In July 2022, two Luxembourg-based subsidiaries of Petronas were seized by court bailiffs as part of the heirs’ effort to claim the award. This came after the attachment order was given on July 11.
In a statement, Azalina said Malaysia had immediately applied to the district court of Luxembourg to set aside the attachment order as part of interim relief. The hearing took place on Dec 5.
“This decision vindicates the government’s policy to vigorously defend Malaysia in every forum to ensure that Malaysia’s interests, sovereign immunity and sovereignty are protected and preserved at all times.
“The government will spare no effort to this end,” she said in a statement.
In February 2022, a French arbitration court instructed Putrajaya to pay US$14.92 billion (RM62.59 billion) to the descendants of the last sultan of Sulu.

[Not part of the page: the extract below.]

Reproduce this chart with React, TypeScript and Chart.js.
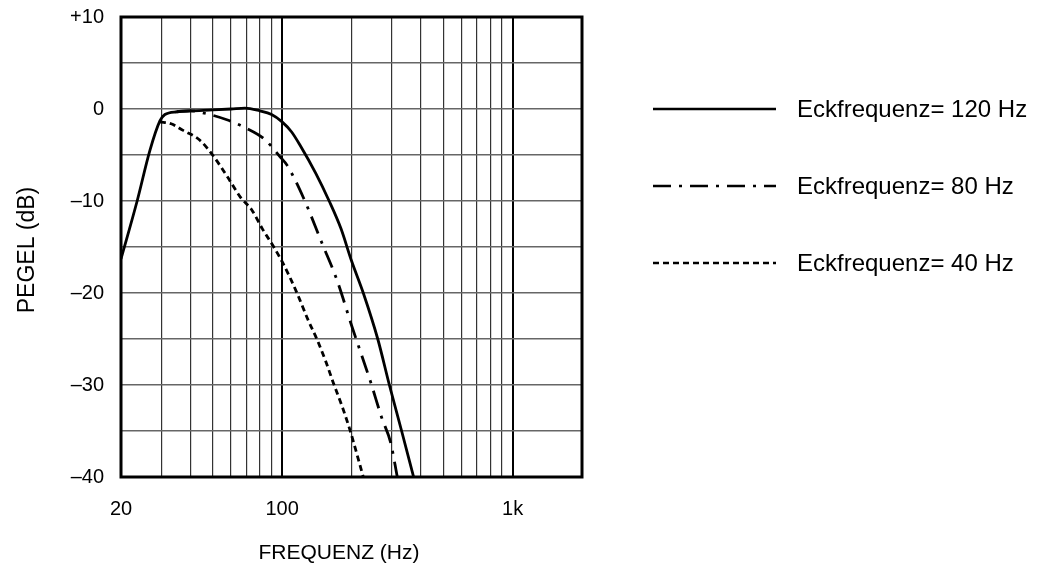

The arbitrator, Gonzalo Stampa, ruled that Malaysia had violated the 1878 agreements between the old Sulu kingdom in the Philippines and a representative of the British North Borneo Company that used to administer what is now Sabah.
The arbitration process originated in Spain, but was moved to Paris.
Azalina said Stampa was “unlawfully appointed” and that Malaysia had been consistent in refusing to recognise the legitimacy of the purported arbitration.
“Malaysia has availed itself of all available legal remedies to invalidate the appointment of Stampa and his purported ‘awards’.
“As a result, the Spanish court that initially appointed Stampa retroactively invalidated his appointment and nullified the alleged ‘preliminary award’ that he rendered in Madrid.
“The French courts have stayed the enforcement of the purported ‘final award’ rendered by Stampa in France, pending the outcome of Malaysia’s action to set aside the ‘final award’.”
The dispute has its origin in the 1878 Deed of Cession between the then sultan of Sulu, Sultan Jamal Al Alam, and Baron de Overbeck, the then maharaja of Sabah, and British North Borneo Company’s Alfred Dent.
Under the agreement, Jamal ceded sovereignty over large parts of Sabah to Overbeck and Dent, who agreed that they and their future heirs were to pay the heirs of the sultan 5,000 Mexican dollars annually.
In 1936, the last formally recognised sultan of Sulu, Jamalul Kiram II, died without heirs. Payments temporarily ceased until North Borneo High Court chief justice Charles F Macaskie named nine court-appointed heirs in 1939.
Although Malaysia took over these payments when it became the successor of the agreement following Sabah’s independence and the formation of Malaysia in 1963, these payments – equivalent to RM5,300 a year – ceased in 2013 after an incursion by armed men into Lahad Datu, along the eastern coast of Sabah.